Source data
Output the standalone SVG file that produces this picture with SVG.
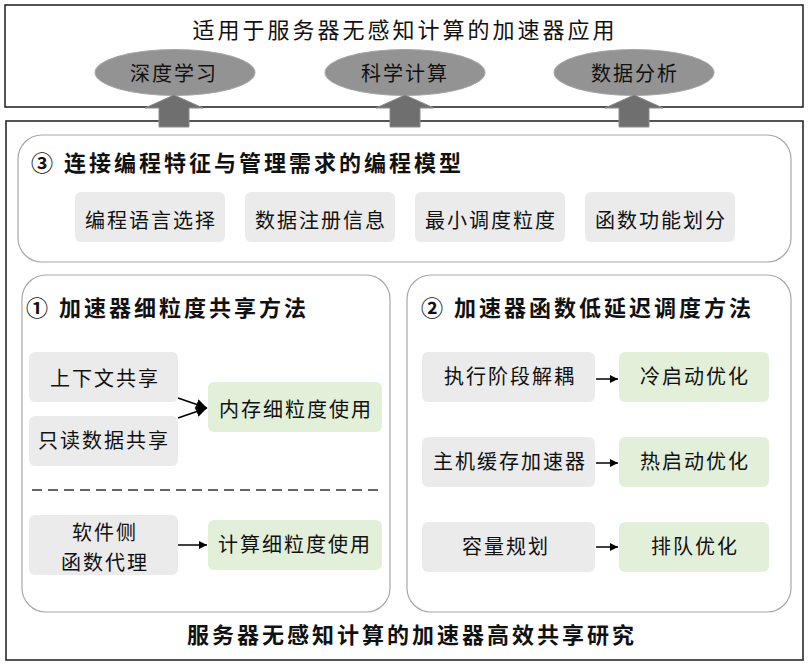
<svg xmlns="http://www.w3.org/2000/svg" width="808" height="668" viewBox="0 0 808 668">
  <defs>
    <marker id="tri" viewBox="0 0 10 10" refX="10" refY="5" markerWidth="10" markerHeight="8" markerUnits="userSpaceOnUse" orient="auto">
      <path d="M0,0 L10,5 L0,10 Z" fill="#000"/>
    </marker>
    <marker id="triBig" viewBox="0 0 10 10" refX="10" refY="5" markerWidth="11" markerHeight="13" markerUnits="userSpaceOnUse" orient="auto">
      <path d="M0,0 L10,5 L0,10 Z" fill="#000"/>
    </marker>
  </defs>
  <style>
    .frame { fill: #fff; stroke: #2a2a2a; stroke-width: 1.6; }
    .panel { fill: #fff; stroke: #a8a8a8; stroke-width: 1.2; }
    .gray { fill: #ebebeb; }
    .green { fill: #e2efd9; }
    .oval { fill: #939393; stroke: #a5a5a5; stroke-width: 1; }
    .uparrow { fill: #6f6f6f; stroke: #8c8c8c; stroke-width: 1; }
    text { font-family: "Noto Sans CJK SC", "Noto Sans", sans-serif; fill: #111; text-anchor: middle; }
    .t { font-size: 20px; letter-spacing: 2px; }
    .head { font-size: 22px; letter-spacing: 3px; }
    .bold { font-size: 22px; letter-spacing: 3px; font-weight: 700; text-anchor: start; }
    .link { fill: none; stroke: #000; stroke-width: 1.5; }
    .dash { fill: none; stroke: #333; stroke-width: 1.5; stroke-dasharray: 10 6; }
  </style>

  <!-- application layer -->
  <g id="apps">
    <rect class="frame" x="5" y="5" width="798" height="102"/>
    <text class="head" x="405" y="38">适用于服务器无感知计算的加速器应用</text>
  </g>
  <g id="app-dl">
    <ellipse class="oval" cx="175" cy="72.5" rx="80" ry="23"/>
    <text class="t" x="174" y="81">深度学习</text>
  </g>
  <g id="app-sci">
    <ellipse class="oval" cx="405" cy="72.5" rx="80" ry="23"/>
    <text class="t" x="405" y="81">科学计算</text>
  </g>
  <g id="app-da">
    <ellipse class="oval" cx="634" cy="72.5" rx="80" ry="23"/>
    <text class="t" x="635" y="81">数据分析</text>
  </g>

  <!-- research frame -->
  <g id="research">
    <rect class="frame" x="6" y="121" width="797" height="539"/>
    <text class="bold" x="187" y="643">服务器无感知计算的加速器高效共享研究</text>
  </g>

  <!-- up arrows between the layers -->
  <g id="up-arrows">
    <path class="uparrow" d="M174,95 L203,108 L189,108 L189,127 L159,127 L159,108 L145,108 Z"/>
    <path class="uparrow" d="M405,95 L434,108 L420,108 L420,127 L390,127 L390,108 L376,108 Z"/>
    <path class="uparrow" d="M634,95 L663,108 L649,108 L649,127 L619,127 L619,108 L605,108 Z"/>
  </g>

  <!-- ③ programming model -->
  <g id="model">
    <rect class="panel" x="18" y="135" width="773" height="127" rx="24"/>
    <text class="bold" x="31" y="171">③ 连接编程特征与管理需求的编程模型</text>
  </g>
  <g id="m-lang">
    <rect class="gray" x="75" y="192" width="150" height="50" rx="6"/>
    <text class="t" x="151" y="228">编程语言选择</text>
  </g>
  <g id="m-data">
    <rect class="gray" x="245" y="192" width="150" height="50" rx="6"/>
    <text class="t" x="321" y="228">数据注册信息</text>
  </g>
  <g id="m-gran">
    <rect class="gray" x="415" y="192" width="150" height="50" rx="6"/>
    <text class="t" x="491" y="228">最小调度粒度</text>
  </g>
  <g id="m-func">
    <rect class="gray" x="585" y="192" width="150" height="50" rx="6"/>
    <text class="t" x="661" y="228">函数功能划分</text>
  </g>

  <!-- ① fine-grained sharing -->
  <g id="sharing">
    <rect class="panel" x="22" y="275" width="368" height="337" rx="24"/>
    <text class="bold" x="26" y="316">① 加速器细粒度共享方法</text>
    <line class="dash" x1="32" y1="490" x2="382" y2="490"/>
  </g>
  <g id="s-ctx">
    <rect class="gray" x="29" y="352" width="149" height="50" rx="6"/>
    <text class="t" x="105" y="386">上下文共享</text>
  </g>
  <g id="s-ro">
    <rect class="gray" x="29" y="416" width="149" height="50" rx="6"/>
    <text class="t" x="104" y="448">只读数据共享</text>
  </g>
  <g id="s-mem">
    <rect class="green" x="208" y="382" width="174" height="50" rx="6"/>
    <text class="t" x="296" y="417">内存细粒度使用</text>
  </g>
  <g id="s-proxy">
    <rect class="gray" x="29" y="515" width="149" height="60" rx="6"/>
    <text class="t" x="105" y="540">软件侧</text>
    <text class="t" x="105" y="570">函数代理</text>
  </g>
  <g id="s-comp">
    <rect class="green" x="208" y="520" width="174" height="50" rx="6"/>
    <text class="t" x="295" y="552">计算细粒度使用</text>
  </g>

  <!-- ② low-latency scheduling -->
  <g id="scheduling">
    <rect class="panel" x="407" y="275" width="384" height="337" rx="24"/>
    <text class="bold" x="421" y="316">② 加速器函数低延迟调度方法</text>
  </g>
  <g id="c-decouple">
    <rect class="gray" x="422" y="352" width="173" height="50" rx="6"/>
    <text class="t" x="510" y="384">执行阶段解耦</text>
  </g>
  <g id="c-cold">
    <rect class="green" x="619" y="352" width="150" height="50" rx="6"/>
    <text class="t" x="695" y="384">冷启动优化</text>
  </g>
  <g id="c-cache">
    <rect class="gray" x="422" y="437" width="173" height="50" rx="6"/>
    <text class="t" x="510" y="469">主机缓存加速器</text>
  </g>
  <g id="c-warm">
    <rect class="green" x="619" y="437" width="150" height="50" rx="6"/>
    <text class="t" x="695" y="469">热启动优化</text>
  </g>
  <g id="c-cap">
    <rect class="gray" x="422" y="522" width="173" height="50" rx="6"/>
    <text class="t" x="506" y="554">容量规划</text>
  </g>
  <g id="c-queue">
    <rect class="green" x="619" y="522" width="150" height="50" rx="6"/>
    <text class="t" x="695" y="554">排队优化</text>
  </g>

  <!-- connectors -->
  <g id="connectors">
    <line class="link" x1="178" y1="398" x2="207" y2="408" marker-end="url(#triBig)"/>
    <line class="link" x1="178" y1="418" x2="207" y2="408" marker-end="url(#triBig)"/>
    <line class="link" x1="178" y1="545" x2="207" y2="545" marker-end="url(#tri)"/>
    <line class="link" x1="596" y1="379" x2="618" y2="379" marker-end="url(#tri)"/>
    <line class="link" x1="596" y1="463" x2="618" y2="463" marker-end="url(#tri)"/>
    <line class="link" x1="596" y1="547" x2="618" y2="547" marker-end="url(#tri)"/>
  </g>
</svg>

Request
Transcribe the material exactly, keeping every word and none of the pictures.

Written solution
Output the standalone SVG file that produces this picture with SVG.
<svg xmlns="http://www.w3.org/2000/svg" width="808" height="668" viewBox="0 0 808 668">
  <defs>
    <marker id="tri" viewBox="0 0 10 10" refX="10" refY="5" markerWidth="10" markerHeight="8" markerUnits="userSpaceOnUse" orient="auto">
      <path d="M0,0 L10,5 L0,10 Z" fill="#000"/>
    </marker>
    <marker id="triBig" viewBox="0 0 10 10" refX="10" refY="5" markerWidth="11" markerHeight="13" markerUnits="userSpaceOnUse" orient="auto">
      <path d="M0,0 L10,5 L0,10 Z" fill="#000"/>
    </marker>
  </defs>
  <style>
    .frame { fill: #fff; stroke: #2a2a2a; stroke-width: 1.6; }
    .panel { fill: #fff; stroke: #a8a8a8; stroke-width: 1.2; }
    .gray { fill: #ebebeb; }
    .green { fill: #e2efd9; }
    .oval { fill: #939393; stroke: #a5a5a5; stroke-width: 1; }
    .uparrow { fill: #6f6f6f; stroke: #8c8c8c; stroke-width: 1; }
    text { font-family: "Noto Sans CJK SC", "Noto Sans", sans-serif; fill: #111; text-anchor: middle; }
    .t { font-size: 20px; letter-spacing: 2px; }
    .head { font-size: 22px; letter-spacing: 3px; }
    .bold { font-size: 22px; letter-spacing: 3px; font-weight: 700; text-anchor: start; }
    .link { fill: none; stroke: #000; stroke-width: 1.5; }
    .dash { fill: none; stroke: #333; stroke-width: 1.5; stroke-dasharray: 10 6; }
  </style>

  <!-- application layer -->
  <g id="apps">
    <rect class="frame" x="5" y="5" width="798" height="102"/>
    <text class="head" x="405" y="38">适用于服务器无感知计算的加速器应用</text>
  </g>
  <g id="app-dl">
    <ellipse class="oval" cx="175" cy="72.5" rx="80" ry="23"/>
    <text class="t" x="174" y="81">深度学习</text>
  </g>
  <g id="app-sci">
    <ellipse class="oval" cx="405" cy="72.5" rx="80" ry="23"/>
    <text class="t" x="405" y="81">科学计算</text>
  </g>
  <g id="app-da">
    <ellipse class="oval" cx="634" cy="72.5" rx="80" ry="23"/>
    <text class="t" x="635" y="81">数据分析</text>
  </g>

  <!-- research frame -->
  <g id="research">
    <rect class="frame" x="6" y="121" width="797" height="539"/>
    <text class="bold" x="187" y="643">服务器无感知计算的加速器高效共享研究</text>
  </g>

  <!-- up arrows between the layers -->
  <g id="up-arrows">
    <path class="uparrow" d="M174,95 L203,108 L189,108 L189,127 L159,127 L159,108 L145,108 Z"/>
    <path class="uparrow" d="M405,95 L434,108 L420,108 L420,127 L390,127 L390,108 L376,108 Z"/>
    <path class="uparrow" d="M634,95 L663,108 L649,108 L649,127 L619,127 L619,108 L605,108 Z"/>
  </g>

  <!-- ③ programming model -->
  <g id="model">
    <rect class="panel" x="18" y="135" width="773" height="127" rx="24"/>
    <text class="bold" x="31" y="171">③ 连接编程特征与管理需求的编程模型</text>
  </g>
  <g id="m-lang">
    <rect class="gray" x="75" y="192" width="150" height="50" rx="6"/>
    <text class="t" x="151" y="228">编程语言选择</text>
  </g>
  <g id="m-data">
    <rect class="gray" x="245" y="192" width="150" height="50" rx="6"/>
    <text class="t" x="321" y="228">数据注册信息</text>
  </g>
  <g id="m-gran">
    <rect class="gray" x="415" y="192" width="150" height="50" rx="6"/>
    <text class="t" x="491" y="228">最小调度粒度</text>
  </g>
  <g id="m-func">
    <rect class="gray" x="585" y="192" width="150" height="50" rx="6"/>
    <text class="t" x="661" y="228">函数功能划分</text>
  </g>

  <!-- ① fine-grained sharing -->
  <g id="sharing">
    <rect class="panel" x="22" y="275" width="368" height="337" rx="24"/>
    <text class="bold" x="26" y="316">① 加速器细粒度共享方法</text>
    <line class="dash" x1="32" y1="490" x2="382" y2="490"/>
  </g>
  <g id="s-ctx">
    <rect class="gray" x="29" y="352" width="149" height="50" rx="6"/>
    <text class="t" x="105" y="386">上下文共享</text>
  </g>
  <g id="s-ro">
    <rect class="gray" x="29" y="416" width="149" height="50" rx="6"/>
    <text class="t" x="104" y="448">只读数据共享</text>
  </g>
  <g id="s-mem">
    <rect class="green" x="208" y="382" width="174" height="50" rx="6"/>
    <text class="t" x="296" y="417">内存细粒度使用</text>
  </g>
  <g id="s-proxy">
    <rect class="gray" x="29" y="515" width="149" height="60" rx="6"/>
    <text class="t" x="105" y="540">软件侧</text>
    <text class="t" x="105" y="570">函数代理</text>
  </g>
  <g id="s-comp">
    <rect class="green" x="208" y="520" width="174" height="50" rx="6"/>
    <text class="t" x="295" y="552">计算细粒度使用</text>
  </g>

  <!-- ② low-latency scheduling -->
  <g id="scheduling">
    <rect class="panel" x="407" y="275" width="384" height="337" rx="24"/>
    <text class="bold" x="421" y="316">② 加速器函数低延迟调度方法</text>
  </g>
  <g id="c-decouple">
    <rect class="gray" x="422" y="352" width="173" height="50" rx="6"/>
    <text class="t" x="510" y="384">执行阶段解耦</text>
  </g>
  <g id="c-cold">
    <rect class="green" x="619" y="352" width="150" height="50" rx="6"/>
    <text class="t" x="695" y="384">冷启动优化</text>
  </g>
  <g id="c-cache">
    <rect class="gray" x="422" y="437" width="173" height="50" rx="6"/>
    <text class="t" x="510" y="469">主机缓存加速器</text>
  </g>
  <g id="c-warm">
    <rect class="green" x="619" y="437" width="150" height="50" rx="6"/>
    <text class="t" x="695" y="469">热启动优化</text>
  </g>
  <g id="c-cap">
    <rect class="gray" x="422" y="522" width="173" height="50" rx="6"/>
    <text class="t" x="506" y="554">容量规划</text>
  </g>
  <g id="c-queue">
    <rect class="green" x="619" y="522" width="150" height="50" rx="6"/>
    <text class="t" x="695" y="554">排队优化</text>
  </g>

  <!-- connectors -->
  <g id="connectors">
    <line class="link" x1="178" y1="398" x2="207" y2="408" marker-end="url(#triBig)"/>
    <line class="link" x1="178" y1="418" x2="207" y2="408" marker-end="url(#triBig)"/>
    <line class="link" x1="178" y1="545" x2="207" y2="545" marker-end="url(#tri)"/>
    <line class="link" x1="596" y1="379" x2="618" y2="379" marker-end="url(#tri)"/>
    <line class="link" x1="596" y1="463" x2="618" y2="463" marker-end="url(#tri)"/>
    <line class="link" x1="596" y1="547" x2="618" y2="547" marker-end="url(#tri)"/>
  </g>
</svg>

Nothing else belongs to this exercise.